L'étranger

Luchino Visconti

d'après l'ouvrage d'Albert Camus





Fiche technique, 1967


Dans l'Algérie française, un employé de bureau sans relief mène une vie qui n'en montre pas plus. Prenant peu d'initiative, d'un tempérament affable, Meursault (Marcello Mastroianni) laisse la vie le conduire : le travail, la plage, des relations de voisinage superficielles résument son existence. Jugeant peu les gens comme les faits, rien ne semble réellement important, ou décisif. Le décès de sa mère l'affecte peu; les liens s'étaient distendus par désintérêt. Pas de rupture conflictuelle avec elle mais un simple ennui. Dans son acceptation placide du quotidien, Meursault s'engage dans une liaison avec une ancienne collègue (Anna Karina) que le hasard a placé sur ses pas.

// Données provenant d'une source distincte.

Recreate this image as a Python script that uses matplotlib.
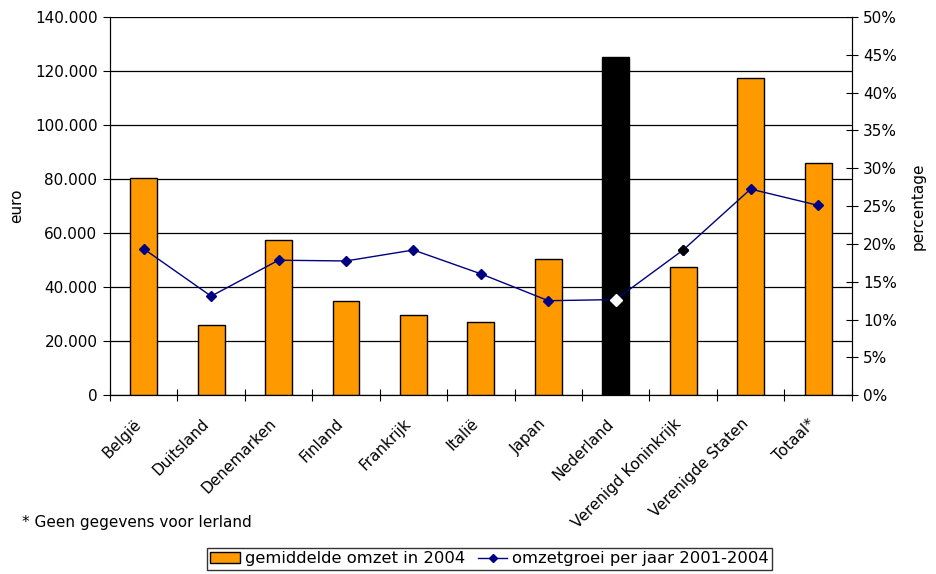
import matplotlib
matplotlib.use("Agg")
from matplotlib import pyplot as plt
from matplotlib import transforms
from matplotlib.ticker import FuncFormatter, MultipleLocator
from matplotlib.lines import Line2D
from matplotlib.patches import Patch


# Data.
countries = ["België", "Duitsland", "Denemarken", "Finland", "Frankrijk", "Italië", "Japan",
             "Nederland", "Verenigd Koninkrijk", "Verenigde Staten", "Totaal*"]
omzet = [80400, 26000, 57400, 35000, 29800, 27300, 50500, 125300, 47500, 117500, 86000]
groei = [19.35, 13.1, 17.85, 17.75, 19.2, 16.05, 12.5, 12.65, 19.2, 27.25, 25.1]

ORANGE = "#FF9900"
NAVY = "#000080"

plt.rcParams["font.family"] = ["DejaVu Sans"]
plt.rcParams["font.size"] = 11

fig = plt.figure(figsize=(9.36, 5.74), dpi=100)
ax = fig.add_axes([0.1175, 0.3113, 0.7925, 0.6593])
x = list(range(len(countries)))

# Bars, Nederland highlighted in black.
bar_colors = ["black" if c == "Nederland" else ORANGE for c in countries]
ax.bar(x, omzet, width=0.4, color=bar_colors, edgecolor="black", linewidth=1, zorder=3)
ax.set_xlim(-0.5, len(countries) - 0.5)
ax.set_ylim(0, 140000)
ax.yaxis.set_major_locator(MultipleLocator(20000))
ax.yaxis.set_major_formatter(FuncFormatter(lambda v, p: f"{int(v):,}".replace(",", ".")))
ax.grid(axis="y", color="black", linewidth=0.9, zorder=0)
ax.set_axisbelow(True)
ax.set_ylabel("euro", labelpad=8)

# Category ticks sit between the bars, labels at the bar centres.
ax.set_xticks([i + 0.5 for i in x[:-1]] + [-0.5, len(countries) - 0.5])
ax.tick_params(axis="x", which="major", direction="inout", length=8, labelbottom=False)
ax.set_xticks(x, minor=True)
ax.set_xticklabels(countries, minor=True, rotation=45, ha="right", rotation_mode="anchor")
ax.tick_params(axis="x", which="minor", length=0, pad=15)
# Shift the rotated labels a little to the left, like the original.
offset = transforms.ScaledTranslation(-10 / 100, 0, fig.dpi_scale_trans)
for lbl in ax.get_xticklabels(minor=True):
    lbl.set_transform(lbl.get_transform() + offset)
ax.tick_params(axis="y", direction="out", length=5, pad=4)
ax.spines["top"].set_visible(False)

# Growth line on the right axis.
ax2 = ax.twinx()
ax2.plot(x, groei, color=NAVY, linewidth=1.0, marker="D", markersize=5, zorder=4)
# Individual marker colours.
for i, c in enumerate(countries):
    if c == "Nederland":
        ax2.plot(i, groei[i], marker="D", markersize=6.5, color="white", markeredgecolor="white", zorder=5)
    elif c == "Verenigd Koninkrijk":
        ax2.plot(i, groei[i], marker="D", markersize=5, color="black", zorder=5)
ax2.set_ylim(0, 50)
ax2.yaxis.set_major_locator(MultipleLocator(5))
ax2.yaxis.set_major_formatter(FuncFormatter(lambda v, p: f"{int(v)}%"))
ax2.tick_params(axis="y", direction="inout", length=8, pad=4)
ax2.set_ylabel("percentage", labelpad=10)
ax2.spines["top"].set_visible(False)

fig.text(0.023, 0.09, "* Geen gegevens voor Ierland", fontsize=11, va="center")

handles = [Patch(facecolor=ORANGE, edgecolor="black", linewidth=1),
           Line2D([0], [0], color=NAVY, marker="D", markersize=4, linewidth=1.0)]
leg = fig.legend(handles, ["gemiddelde omzet in 2004", "omzetgroei per jaar 2001-2004"],
                 loc="center", bbox_to_anchor=(0.523, 0.0265), ncol=2, frameon=True,
                 fancybox=False, edgecolor="black", handlelength=1.8, handletextpad=0.3,
                 columnspacing=0.8, borderpad=0.2, fontsize=11.8)
leg.get_frame().set_linewidth(1)

fig.savefig("out.png", dpi=100)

De l'amour ? Non, est-ce d'ailleurs nécessaire ? Plutôt une envie, une compagnie agréable, une simple amélioration d'un quotidien ordinaire. Le mariage ? Sans importance. Il se lie aussi d'amitié avec un proxénète, annonce de sa perte future.

La singularité du personnage de Meursault sera révélée grâce à un évènement insensé. La mise en situation ne va pas créer un être hors norme mais le découvrir. Sans élément déclencheur, des vies entières peuvent paraître inutiles quand leur hôte aura paru falot par manque d'occasion de rupture. Entraîné dans une sale histoire entre le proxénète et le frère de l'amante algérienne de celui-ci, Meursault va tuer. Sans le vouloir, sans le savoir, sans en mesurer les conséquences. Un acte insensé au sens premier du terme. Aveuglé par le couteau de l' " Arabe ", les sens affectés par un soleil de plomb, Meursault tire plusieurs coups de feu sur l'homme sans que cela obéisse à aucune nécessité de défense. Étonnamment, ce crime absurde n'entraîne ni remord ni sentiment de culpabilité chez celui qui, pourtant, est tout sauf un monstre. La question de l'importance, ou pas, d'un fait, d'un acte, d'une vie, dirige l'œuvre.

Si Meursault montre une insensibilité totale, sa détention, son procès et sa condamnation révèlent, au monde comme à lui-même, un homme à la détermination sans faille et à la sincérité absolue. Meursault ne cache ni ne calcule. Organisé dans un crescendo magistral, le film livre son apothéose dans un face-à-face avec un prêtre. Parasite éternel, l'aumônier de la prison (Bruno Cremer) harcèle ses proies jusqu'à leur dernier souffle pour leur faire mettre genou à terre devant la sainte oppression catholique. Face au rapace ensoutané, à son hypocrisie et sa stupéfaction devant son incroyance assumée, jamais Meursault ne pliera. De son propre aveu, s'il ne mesure pas forcément ce qui est important, il sait par contre ce qui ne l'est pas : le dieu du prêtre, sa religion, son système. Les assauts du corbeau se heurtent à la détermination d'un homme que la guillotine prochaine ne fera pas s'effondrer. Avec l'élaboration ultime de ses convictions, Meursault affirme, sans héroïsme caricatural, sa liberté de rejeter les valeurs ordinairement jugées incontestables : le mariage, la religion, le deuil, la famille.

Jamais, bien sûr, Visconti et Camus ne légitiment l'acte criminel déclencheur. Le propos est ailleurs : comment une situation exceptionnelle, bien qu'injustifiable, permet à un individu de formaliser une pensée totalement détachée de toute convention, dans une réflexion qu'il n'avait jamais envisagé de mener auparavant.


France Culture a rediffusé, du 4 au 15 janvier 2010, un excellent feuilleton radiophonique sur L'étranger, suivi par des enregistrements d'Albert Camus à la fin de chaque épisode.